Given instruction:
Please copy out exactly, and only, the lines between the line with "Emit a Python" and the line with "plt.rcParams['font.family'] = ['DejaVu", both included. Pictures are to be omitted.

## begin Material for the task

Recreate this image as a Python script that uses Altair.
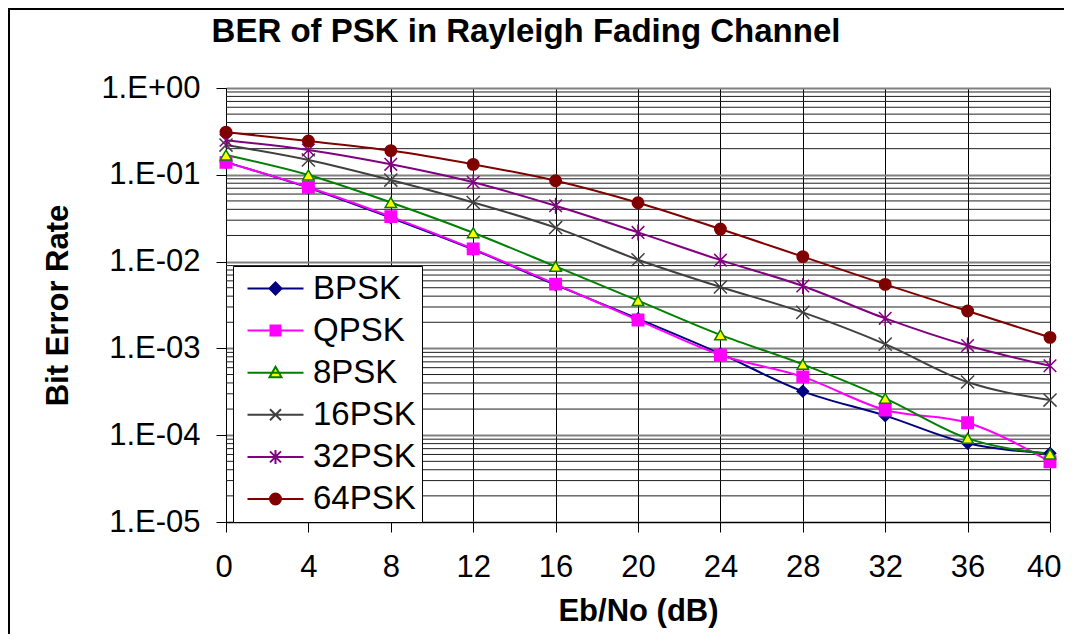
import altair as alt
import pandas as pd

# ---- data ----
snr_db = [0, 4, 8, 12, 16, 20, 24, 28, 32, 36, 40]
series_names = ["BPSK", "QPSK", "8PSK", "16PSK", "32PSK", "64PSK"]
ber_bpsk = [0.140, 0.071, 0.032, 0.0138, 0.0054, 0.0022, 0.00087, 0.00032, 0.000168, 0.0000806, 0.000062]
ber_qpsk = [0.139, 0.072, 0.033, 0.0140, 0.0055, 0.00212, 0.00084, 0.00047, 0.000195, 0.000139, 0.0000495]
ber_8psk = [0.169, 0.0995, 0.048, 0.0215, 0.0088, 0.00355, 0.00143, 0.000655, 0.000266, 0.000092, 0.0000607]
ber_16psk = [0.220, 0.148, 0.087, 0.048, 0.0246, 0.0105, 0.0051, 0.0026, 0.00112, 0.00041, 0.000254]
ber_32psk = [0.250, 0.193, 0.132, 0.082, 0.044, 0.0217, 0.0104, 0.00524, 0.00222, 0.00108, 0.00063]
ber_64psk = [0.310, 0.245, 0.190, 0.132, 0.0855, 0.0477, 0.0237, 0.0114, 0.00547, 0.0027, 0.00134]

x_ticks = [0, 4, 8, 12, 16, 20, 24, 28, 32, 36, 40]
y_major = [1e-5, 1e-4, 1e-3, 1e-2, 1e-1, 1.0]
y_labels = ["1.E-05", "1.E-04", "1.E-03", "1.E-02", "1.E-01", "1.E+00"]
y_minor = [m * d for d in [1e-5, 1e-4, 1e-3, 1e-2, 1e-1] for m in range(2, 10)]

line_colors = ["#000080", "#FF00FF", "#008000", "#404040", "#800080", "#800000"]
fill_colors = ["#000080", "#FF00FF", "#FFFF00", "transparent", "transparent", "#800000"]
# marker shapes for the data points
shapes = ["diamond", "square", "triangle-up",
          "M-1.15,-1.15L1.15,1.15M-1.15,1.15L1.15,-1.15",
          "M-1.1,-1.1L1.1,1.1M-1.1,1.1L1.1,-1.1M0,-1.4L0,1.4",
          "circle"]
# legend symbols: a line segment with the marker on it
seg = "M-2.8,0H2.8"
legend_shapes = [
    seg + "M0,-0.6L0.6,0L0,0.6L-0.6,0Z",
    seg + "M-0.5,-0.5H0.5V0.5H-0.5Z",
    seg + "M0,-0.6L0.6,0.45H-0.6Z",
    seg + "M-0.55,-0.55L0.55,0.55M-0.55,0.55L0.55,-0.55",
    seg + "M-0.55,-0.55L0.55,0.55M-0.55,0.55L0.55,-0.55M0,-0.7V0.7",
    seg + "M-0.55,0A0.55,0.55 0 1,0 0.55,0A0.55,0.55 0 1,0 -0.55,0Z",
]

all_series = [ber_bpsk, ber_qpsk, ber_8psk, ber_16psk, ber_32psk, ber_64psk]
rows = []
for name, vals in zip(series_names, all_series):
    for x, v in zip(snr_db, vals):
        rows.append({"snr": x, "ber": v, "series": name})
df = pd.DataFrame(rows)
minor_df = pd.DataFrame({"ber": y_minor})

FONT = "Liberation Sans"
W, H = 824, 434
PAD_L, PAD_T = 218, 80

x_axis = alt.Axis(values=x_ticks, title="Eb/No (dB)", grid=True, gridColor="#000000",
                  gridWidth=1, tickSize=10, tickColor="#000000", domainColor="#000000",
                  labelFontSize=31, labelFont=FONT, labelPadding=20, labelColor="#000000",
                  titleFontSize=31, titleFont=FONT, titleFontWeight="bold",
                  titleColor="#000000", titlePadding=14, labelFlush=True, labelFlushOffset=11)

label_expr = "{}[round(log(datum.value)/LN10) + 5]".format(str(y_labels))

y_axis = alt.Axis(values=y_major, labelExpr=label_expr, title="Bit Error Rate",
                  grid=True, gridColor="#808080", gridWidth=2, tickSize=10,
                  tickColor="#000000", domainColor="#000000",
                  labelFontSize=31, labelFont=FONT, labelPadding=16, labelColor="#000000",
                  titleFontSize=31, titleFont=FONT, titleFontWeight="bold",
                  titleColor="#000000", titlePadding=26)

x_scale = alt.Scale(domain=[0, 40], nice=False)
y_scale = alt.Scale(type="log", domain=[1e-5, 1], nice=False)

minor_grid = alt.Chart(minor_df).mark_rule(color="#202020", strokeWidth=1).encode(
    y=alt.Y("ber:Q", scale=y_scale, axis=y_axis),
)

base = alt.Chart(df)
X = alt.X("snr:Q", scale=x_scale, axis=x_axis)
Y = alt.Y("ber:Q", scale=y_scale, axis=y_axis)

lines = base.mark_line(strokeWidth=2, interpolate="monotone").encode(
    x=X, y=Y,
    color=alt.Color("series:N", scale=alt.Scale(domain=series_names, range=line_colors),
                    legend=None),
)

points = base.mark_point(filled=True, opacity=1, size=130, strokeWidth=1.5).encode(
    x=X, y=Y,
    stroke=alt.Stroke("series:N", scale=alt.Scale(domain=series_names, range=line_colors),
                      legend=None),
    fill=alt.Fill("series:N", scale=alt.Scale(domain=series_names, range=fill_colors),
                  legend=None),
    shape=alt.Shape("series:N", scale=alt.Scale(domain=series_names, range=shapes),
                    legend=None),
)

leg = alt.Legend(title=None, orient="none", legendX=7, legendY=178,
                 symbolSize=400, symbolStrokeWidth=2, symbolOpacity=1, symbolOffset=20,
                 labelFontSize=33, labelFont=FONT, labelColor="#000000",
                 labelOffset=21, rowPadding=8.1, padding=6,
                 fillColor="#FFFFFF", strokeColor="#000000")

legend_layer = base.mark_point(filled=True, opacity=0, size=1).encode(
    x=X, y=Y,
    stroke=alt.Stroke("series:N", scale=alt.Scale(domain=series_names, range=line_colors),
                      legend=leg),
    fill=alt.Fill("series:N", scale=alt.Scale(domain=series_names, range=fill_colors),
                  legend=leg),
    shape=alt.Shape("series:N", scale=alt.Scale(domain=series_names, range=legend_shapes),
                    legend=leg),
)

frame = alt.Chart(alt.Data(values=[{"k": 1}])).mark_rect(
    fill="transparent", stroke="#000000", strokeWidth=2).encode(
    x=alt.value(-PAD_L + 1), y=alt.value(-PAD_T + 1),
    x2=alt.value(W + 200), y2=alt.value(H + 300),
)

chart = alt.layer(minor_grid, lines, points, legend_layer, frame).resolve_scale(
    shape="independent", stroke="independent", fill="independent"
).properties(
    width=W, height=H,
    title=alt.TitleParams("BER of PSK in Rayleigh Fading Channel", font=FONT, fontSize=33,
                          fontWeight="bold", color="#000000", anchor="middle", dx=-112,
                          offset=0, dy=41),
    padding={"left": PAD_L, "top": PAD_T, "right": 14, "bottom": 112},
    autosize=alt.AutoSizeParams(type="none"),
).configure_view(stroke="#808080", strokeWidth=2).configure(background="#FFFFFF")

chart.save("out.html", embed_options={"renderer": "svg", "actions": False})
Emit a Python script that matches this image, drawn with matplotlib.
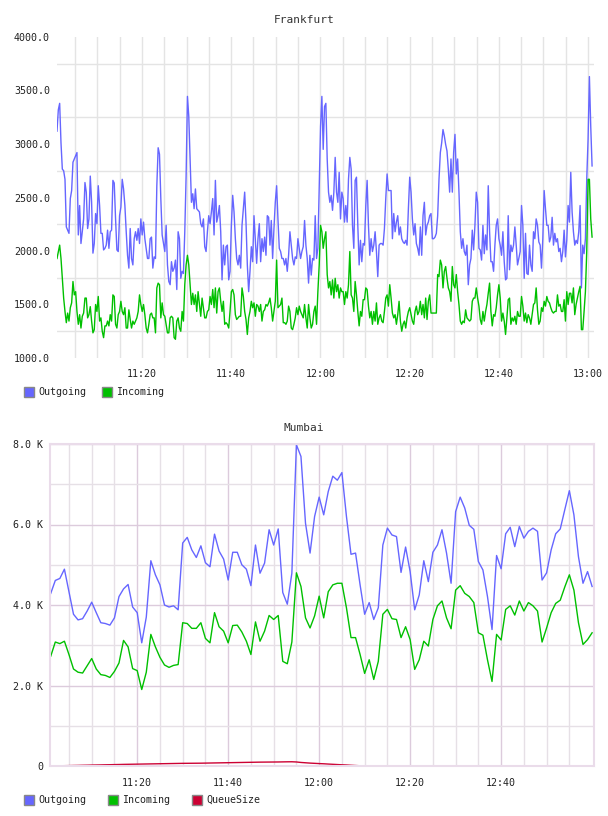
import matplotlib
matplotlib.use("Agg")
import matplotlib.pyplot as plt
from matplotlib.patches import Rectangle
import pandas as pd

plt.rcParams['font.family'] = ['DejaVu Sans Mono']

# Frankfurt: about one sample every 18 s, 11:01 - 13:01
out_fra = [
    3120, 3320, 3380, 3010, 2765, 2750, 2670, 2225, 2195, 2165,
    2490, 2565, 2830, 2860, 2890, 2920, 2150, 2425, 2070, 2180,
    2300, 2640, 2550, 2210, 2300, 2700, 2455, 1980, 2070, 2350,
    2255, 2610, 2425, 2165, 2165, 2010, 2025, 2055, 2195, 2025,
    2180, 2195, 2660, 2635, 2300, 2010, 1995, 2330, 2410, 2670,
    2580, 2425, 2180, 1960, 1840, 2210, 1930, 1870, 2115, 2180,
    2100, 2210, 2070, 2300, 2150, 2270, 2115, 2025, 1930, 1930,
    2115, 2130, 1840, 1945, 1930, 2610, 2965, 2905, 2490, 2150,
    2070, 1995, 2240, 1870, 1715, 1685, 1900, 1810, 1840, 1915,
    1640, 2180, 2115, 1745, 1810, 1790, 2180, 2700, 3445, 3260,
    2860, 2455,
    2535, 2395, 2580, 2395, 2380, 2365, 2255, 2225, 2300, 2040,
    1995, 2180, 2330, 2255, 2365, 2490, 2150, 2660, 2270, 2330,
    2425, 2180, 1730, 2055, 1870, 2040, 2055, 1730, 1810, 2240,
    2520, 2365, 2115, 1930, 1870, 1960, 1840, 2240, 2395, 2550,
    2270, 1870, 1620, 1810, 2040, 1900, 2330, 2115, 1885, 2115,
    2255, 1900, 2115, 1995, 2130, 1960, 2330, 2315, 2055, 2285,
    1930, 2210, 2455, 2610, 2300, 2025, 1995, 1930, 1930, 1870,
    1930, 1810, 1960, 2180, 2055, 1930, 1870, 1945, 1930, 2115,
    2025, 1930, 1995, 2040, 2285, 2055, 1930, 1700, 1960, 1775,
    1930, 1915, 2330, 1930, 2025, 2610, 3165, 3445, 2950, 3350,
    3380,
    2860, 2550, 2455, 2520, 2380, 2550, 2875, 2550, 2455, 2735,
    2300, 2550, 2490, 2270, 2425, 2270, 2670, 2875, 2765, 2240,
    2025, 2660, 2690, 2240, 1870, 2100, 1900, 2070, 2055, 2425,
    2660, 2240, 1960, 2115, 1995, 2055, 2180, 1995, 1760, 2055,
    2070, 2070, 2055, 2210, 2490, 2720, 2565, 2565, 2565, 2115,
    2350, 2180, 2270, 2330, 2150, 2225, 2115, 2085, 2070, 2100,
    2055, 2395, 2690, 2550, 2300, 2150, 2255, 2070, 2025, 1960,
    2225, 1960, 2330, 2455, 2150, 2240, 2270, 2330, 2350, 2115,
    2115, 2130, 2165, 2330, 2670, 2920, 3010, 3135, 3075, 2995,
    2935, 2765, 2550, 2860, 2550, 2920, 3090, 2720, 2860, 2550,
    2180, 2025, 2115, 1995, 1960, 2055, 1685, 1870, 1930, 2195,
    2010, 2240, 2550, 2455, 2025, 2010, 1915, 2240, 1975, 2150,
    2010, 2610, 2180, 1900, 1900, 1810, 2055, 2240, 2300, 2115,
    2055, 1960, 2180, 1900, 1730, 1745, 2330, 1825, 2055, 1995,
    2055, 2225, 2055, 1870, 1930, 1995, 2425, 2240, 1745, 2165,
    1790, 1780, 2055, 1870, 1810, 2180, 2115, 2300, 2240, 2085,
    2055, 1840, 2115, 2565, 2395, 2240, 2240, 2085, 2130, 2315,
    2055, 2165, 2085, 2115, 1995, 2025, 1900, 1995, 2195, 1945,
    2100, 2425, 2270, 2735, 2365, 2180, 2055, 2100, 2070, 2180,
    2425, 1655, 2055, 1975, 2115, 2670, 3045, 3630, 3165, 2795,
]
in_fra = [
    1930, 1995, 2055, 1930, 1745, 1560, 1435, 1330, 1420, 1345,
    1470, 1515, 1715, 1590, 1620, 1435, 1315, 1405, 1280, 1390,
    1420, 1560, 1560, 1375, 1405, 1480, 1345, 1235, 1265, 1500,
    1435, 1575, 1345, 1375, 1250, 1190, 1300, 1300, 1345, 1300,
    1405, 1345, 1590, 1575, 1315, 1280, 1405, 1435, 1530, 1435,
    1405, 1470, 1280, 1280, 1450, 1360, 1280, 1345, 1315, 1345,
    1375, 1435, 1590, 1500, 1435, 1500, 1405, 1280, 1235, 1315,
    1405, 1420, 1375, 1375, 1235, 1655, 1700, 1685, 1375, 1515,
    1405, 1390, 1315, 1235, 1235, 1375, 1390, 1375, 1190, 1175,
    1345, 1375, 1280, 1250, 1435, 1345, 1685, 1870, 1960, 1870,
    1685, 1500,
    1605, 1500, 1590, 1435, 1620, 1500, 1390, 1560, 1470, 1375,
    1375, 1435, 1450, 1575, 1500, 1640, 1470, 1655, 1420, 1620,
    1655, 1530, 1435, 1530, 1315, 1330, 1315, 1280, 1435, 1620,
    1640, 1590, 1405, 1360, 1375, 1390, 1390, 1655, 1575, 1435,
    1360, 1220, 1375, 1435, 1530, 1470, 1515, 1390, 1500, 1485,
    1435, 1500, 1345, 1435, 1450, 1500, 1485, 1515, 1560, 1470,
    1345, 1435, 1530, 1915, 1470, 1485, 1500, 1560, 1330, 1330,
    1315, 1345, 1485, 1435, 1280, 1265, 1315, 1375, 1470, 1405,
    1485, 1435, 1405, 1375, 1500, 1375, 1280, 1500, 1375, 1280,
    1315, 1435, 1485, 1315, 1620, 1870, 2240, 2180, 2025, 2115,
    2180,
    1780, 1655, 1715, 1590, 1730, 1560, 1745, 1620, 1685, 1560,
    1655, 1620, 1620, 1500, 1620, 1560, 1685, 1995, 1590, 1560,
    1435, 1715, 1590, 1435, 1300, 1435, 1390, 1545, 1545, 1655,
    1640, 1485, 1375, 1435, 1315, 1435, 1345, 1515, 1315, 1375,
    1405, 1345, 1330, 1435, 1560, 1590, 1485, 1685, 1560, 1420,
    1375, 1405, 1315, 1405, 1530, 1345, 1250, 1315, 1345, 1280,
    1375, 1435, 1470, 1405, 1345, 1315, 1435, 1485, 1405, 1435,
    1530, 1405, 1500, 1375, 1560, 1360, 1530, 1590, 1420, 1420,
    1420, 1420, 1420, 1780, 1760, 1915, 1870, 1655, 1810, 1855,
    1745, 1655, 1620, 1530, 1855, 1685, 1655, 1780, 1620, 1500,
    1345, 1315, 1345, 1330, 1450, 1375, 1360, 1345, 1360, 1530,
    1560, 1560, 1655, 1560, 1485, 1360, 1315, 1435, 1345, 1435,
    1500, 1605, 1700, 1435, 1300, 1405, 1390, 1470, 1590, 1685,
    1560, 1345, 1420, 1345, 1220, 1375, 1545, 1560, 1315, 1375,
    1345, 1390, 1315, 1435, 1390, 1390, 1575, 1485, 1345, 1420,
    1330, 1405, 1375, 1315, 1405, 1500, 1515, 1655, 1450, 1315,
    1345, 1470, 1435, 1530, 1485, 1575, 1530, 1515, 1470, 1435,
    1420, 1435, 1435, 1590, 1485, 1500, 1435, 1435, 1545, 1345,
    1620, 1500, 1605, 1605, 1515, 1655, 1405, 1500, 1560, 1620,
    1670, 1265, 1265, 1435, 1620, 1995, 2670, 2670, 2300, 2130,
]

# Mumbai: one sample per minute, 11:01 - 13:00
out_mum = [
    4290, 4610, 4660, 4890, 4330, 3770, 3630, 3660, 3850, 4070,
    3810, 3560, 3540, 3500, 3680, 4210, 4400, 4510, 3950, 3810,
    3060, 3700, 5100, 4750, 4500, 4000, 3950, 3980, 3880, 5540,
    5680, 5370, 5180, 5470, 5050, 4950, 5760, 5340, 5140, 4620,
    5310, 5310, 5000, 4890, 4480, 5490, 4790, 5040, 5870, 5490,
    5890, 4310, 4020, 4790, 7980, 7690, 6030, 5290, 6200, 6680,
    6240, 6820, 7200, 7100, 7290, 6200, 5260, 5290, 4500, 3770,
    4060, 3640, 3930, 5490, 5910, 5740, 5700, 4810, 5440, 4830,
    3880, 4250, 5100, 4580, 5310, 5490, 5870, 5290, 4540, 6320,
    6680, 6410, 5980, 5880, 5080, 4870, 4210, 3390, 5230, 4900,
    5770, 5930, 5450, 5950, 5660, 5830, 5910, 5830, 4620, 4800,
    5370, 5770, 5890, 6370, 6840, 6240, 5200, 4540, 4830, 4460,
]
in_mum = [
    2730, 3080, 3040, 3100, 2770, 2410, 2330, 2310, 2490, 2670,
    2410, 2270, 2250, 2200, 2350, 2560, 3120, 2960, 2420, 2370,
    1900, 2330, 3270, 2960, 2700, 2510, 2450, 2500, 2520, 3560,
    3540, 3420, 3420, 3560, 3170, 3060, 3810, 3460, 3350, 3060,
    3490, 3500, 3330, 3100, 2770, 3580, 3100, 3350, 3740, 3640,
    3740, 2600, 2540, 3080, 4800, 4460, 3680, 3430, 3730, 4220,
    3680, 4330, 4500, 4540, 4540, 3930, 3190, 3190, 2770, 2300,
    2640, 2150, 2600, 3770, 3890, 3660, 3640, 3190, 3460, 3140,
    2400, 2640, 3100, 2980, 3640, 3980, 4100, 3680, 3410, 4370,
    4480, 4290, 4210, 4060, 3310, 3250, 2640, 2100, 3270, 3130,
    3890, 3980, 3750, 4100, 3850, 4060, 3980, 3850, 3080, 3430,
    3810, 4040, 4120, 4450, 4750, 4370, 3560, 3020, 3140, 3310,
]
queue_mum = [
    0, 3, 5, 8, 10, 13, 15, 18, 20, 23,
    25, 27, 30, 32, 35, 37, 40, 42, 44, 46,
    48, 50, 52, 54, 56, 58, 60, 62, 64, 66,
    67, 68, 69, 70, 72, 74, 76, 78, 80, 82,
    84, 86, 88, 90, 92, 94, 96, 97, 98, 99,
    100, 102, 104, 105, 100, 88, 80, 72, 66, 60,
    55, 48, 42, 36, 30, 25, 18, 12, 6, 0,
    0, 0, 0, 0, 0, 0, 0, 0, 0, 0,
    0, 0, 0, 0, 0, 0, 0, 0, 0, 0,
    0, 0, 0, 0, 0, 0, 0, 0, 0, 0,
    0, 0, 0, 0, 0, 0, 0, 0, 0, 0,
    0, 0, 0, 0, 0, 0, 0, 0, 0, 0,
]

fra_ticks = [1000, 1500, 2000, 2500, 3000, 3500, 4000]
fra_labels = ['1000.0', '1500.0', '2000.0', '2500.0', '3000.0', '3500.0', '4000.0']
mum_ticks = [0, 2000, 4000, 6000, 8000]
mum_labels = ['0', '2.0 K', '4.0 K', '6.0 K', '8.0 K']
time_labels = ['11:20', '11:40', '12:00', '12:20', '12:40', '13:00']

BLUE = '#6666ff'
GREEN = '#00c000'
RED = '#cc0033'
DAY = '2018-01-01 '

W, H = 608, 816
fig = plt.figure(figsize=(W / 100, H / 100), dpi=100)


def px_axes(x0, y0, x1, y1):
    return fig.add_axes([x0 / W, 1 - y1 / H, (x1 - x0) / W, (y1 - y0) / H])


def legend_item(x, y, color, label):
    fig.add_artist(Rectangle((x / W, 1 - (y + 10) / H), 10 / W, 10 / H,
                             transform=fig.transFigure, facecolor=color,
                             edgecolor='#888888', lw=1))
    fig.text((x + 14) / W, 1 - (y + 5) / H, label, fontsize=7.2,
             va='center', ha='left', color='#222222')


ts = lambda s: pd.Timestamp(DAY + s)

# ---------------- Frankfurt
ax1 = px_axes(57, 37, 594, 358)
t_fra = pd.date_range(ts('11:00:58'), ts('13:00:54'), periods=len(out_fra))
ax1.plot(t_fra, out_fra, color=BLUE, lw=1.0)
ax1.plot(t_fra, in_fra, color=GREEN, lw=1.0)
ax1.set_xlim(ts('11:00:58'), ts('13:01:20'))
ax1.set_ylim(1000, 4000)
ax1.set_yticks(fra_ticks)
ax1.set_yticklabels(fra_labels)
ax1.set_yticks([1250, 1750, 2250, 2750, 3250, 3750], minor=True)
ax1.set_xticks([ts(t) for t in time_labels])
ax1.set_xticklabels(time_labels)
ax1.set_xticks(pd.date_range(ts('11:05'), ts('13:00'), freq='5min'), minor=True)
ax1.grid(which='minor', color='#e4e4e4', lw=1)
ax1.grid(which='major', axis='x', color='#e4e4e4', lw=1)
ax1.set_axisbelow(True)
for s in ax1.spines.values():
    s.set_visible(False)
ax1.tick_params(which='both', length=0)
ax1.tick_params(axis='x', pad=8, labelsize=7.2, colors='#222222')
ax1.tick_params(axis='y', pad=5, labelsize=7.2, colors='#222222')
fig.text(0.5, 1 - 20 / H, 'Frankfurt', ha='center', va='center',
         fontsize=8, color='#333333')
legend_item(24, 387, BLUE, 'Outgoing')
legend_item(102, 387, GREEN, 'Incoming')

# ---------------- Mumbai
ax2 = px_axes(50, 444, 594, 766)
t_mum = pd.date_range(ts('11:01'), ts('13:00'), periods=len(out_mum))
ax2.plot(t_mum, out_mum, color=BLUE, lw=1.0)
ax2.plot(t_mum, in_mum, color=GREEN, lw=1.0)
ax2.plot(t_mum, queue_mum, color=RED, lw=1.0)
ax2.set_xlim(ts('11:00:50'), ts('13:00:25'))
ax2.set_ylim(0, 8000)
ax2.set_yticks(mum_ticks)
ax2.set_yticklabels(mum_labels)
ax2.set_yticks([1000, 3000, 5000, 7000], minor=True)
ax2.set_xticks([ts(t) for t in time_labels[:-1]])
ax2.set_xticklabels(time_labels[:-1])
ax2.set_xticks([t for t in pd.date_range(ts('11:05'), ts('12:55'), freq='5min')
                if t.minute % 20 != 0], minor=True)
ax2.grid(which='major', color='#dccbdc', lw=1)
ax2.grid(which='minor', color='#e6e0e6', lw=1)
ax2.set_axisbelow(True)
for s in ax2.spines.values():
    s.set_color('#eadcea')
    s.set_linewidth(1.5)
ax2.tick_params(which='both', length=0)
ax2.tick_params(axis='x', pad=9, labelsize=7.2, colors='#222222')
ax2.tick_params(axis='y', pad=5, labelsize=7.2, colors='#222222')
fig.text(0.5, 1 - 428 / H, 'Mumbai', ha='center', va='center',
         fontsize=8, color='#333333')
legend_item(24, 795, BLUE, 'Outgoing')
legend_item(108, 795, GREEN, 'Incoming')
legend_item(192, 795, RED, 'QueueSize')

fig.savefig('out.png', dpi=100)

## end Material for the task

Answer:
Emit a Python script that matches this image, drawn with matplotlib.
import matplotlib
matplotlib.use("Agg")
import matplotlib.pyplot as plt
from matplotlib.patches import Rectangle
import pandas as pd

plt.rcParams['font.family'] = ['DejaVu Sans Mono']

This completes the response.